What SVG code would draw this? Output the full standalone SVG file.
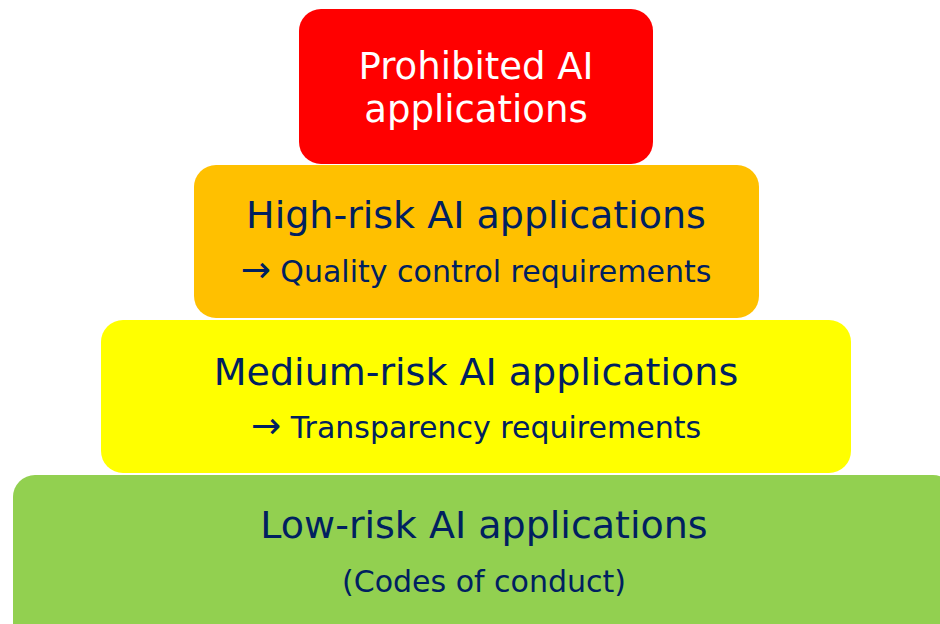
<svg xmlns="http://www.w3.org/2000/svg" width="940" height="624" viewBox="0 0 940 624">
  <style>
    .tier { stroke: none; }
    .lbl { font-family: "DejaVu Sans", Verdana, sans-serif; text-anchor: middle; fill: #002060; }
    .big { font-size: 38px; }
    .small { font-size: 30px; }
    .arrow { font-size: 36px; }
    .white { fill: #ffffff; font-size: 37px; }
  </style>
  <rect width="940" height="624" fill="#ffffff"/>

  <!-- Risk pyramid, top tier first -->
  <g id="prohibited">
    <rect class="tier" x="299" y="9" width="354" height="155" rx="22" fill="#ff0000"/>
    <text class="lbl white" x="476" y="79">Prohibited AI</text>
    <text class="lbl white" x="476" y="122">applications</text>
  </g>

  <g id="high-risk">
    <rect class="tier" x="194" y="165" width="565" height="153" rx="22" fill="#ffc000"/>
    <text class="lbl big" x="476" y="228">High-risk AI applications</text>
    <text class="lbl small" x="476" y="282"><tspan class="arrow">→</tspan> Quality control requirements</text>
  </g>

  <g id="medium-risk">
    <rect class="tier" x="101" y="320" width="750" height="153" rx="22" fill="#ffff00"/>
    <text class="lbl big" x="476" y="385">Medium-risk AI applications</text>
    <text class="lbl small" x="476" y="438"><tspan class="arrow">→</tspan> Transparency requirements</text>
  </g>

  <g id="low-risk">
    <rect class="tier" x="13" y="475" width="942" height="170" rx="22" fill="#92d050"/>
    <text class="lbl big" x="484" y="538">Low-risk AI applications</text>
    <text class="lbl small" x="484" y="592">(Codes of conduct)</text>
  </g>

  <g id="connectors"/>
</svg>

□ □ □

Reproduce the listing above exactly, excluding all pictures.

Complete answer:
What SVG code would draw this? Output the full standalone SVG file.
<svg xmlns="http://www.w3.org/2000/svg" width="940" height="624" viewBox="0 0 940 624">
  <style>
    .tier { stroke: none; }
    .lbl { font-family: "DejaVu Sans", Verdana, sans-serif; text-anchor: middle; fill: #002060; }
    .big { font-size: 38px; }
    .small { font-size: 30px; }
    .arrow { font-size: 36px; }
    .white { fill: #ffffff; font-size: 37px; }
  </style>
  <rect width="940" height="624" fill="#ffffff"/>

  <!-- Risk pyramid, top tier first -->
  <g id="prohibited">
    <rect class="tier" x="299" y="9" width="354" height="155" rx="22" fill="#ff0000"/>
    <text class="lbl white" x="476" y="79">Prohibited AI</text>
    <text class="lbl white" x="476" y="122">applications</text>
  </g>

  <g id="high-risk">
    <rect class="tier" x="194" y="165" width="565" height="153" rx="22" fill="#ffc000"/>
    <text class="lbl big" x="476" y="228">High-risk AI applications</text>
    <text class="lbl small" x="476" y="282"><tspan class="arrow">→</tspan> Quality control requirements</text>
  </g>

  <g id="medium-risk">
    <rect class="tier" x="101" y="320" width="750" height="153" rx="22" fill="#ffff00"/>
    <text class="lbl big" x="476" y="385">Medium-risk AI applications</text>
    <text class="lbl small" x="476" y="438"><tspan class="arrow">→</tspan> Transparency requirements</text>
  </g>

  <g id="low-risk">
    <rect class="tier" x="13" y="475" width="942" height="170" rx="22" fill="#92d050"/>
    <text class="lbl big" x="484" y="538">Low-risk AI applications</text>
    <text class="lbl small" x="484" y="592">(Codes of conduct)</text>
  </g>

  <g id="connectors"/>
</svg>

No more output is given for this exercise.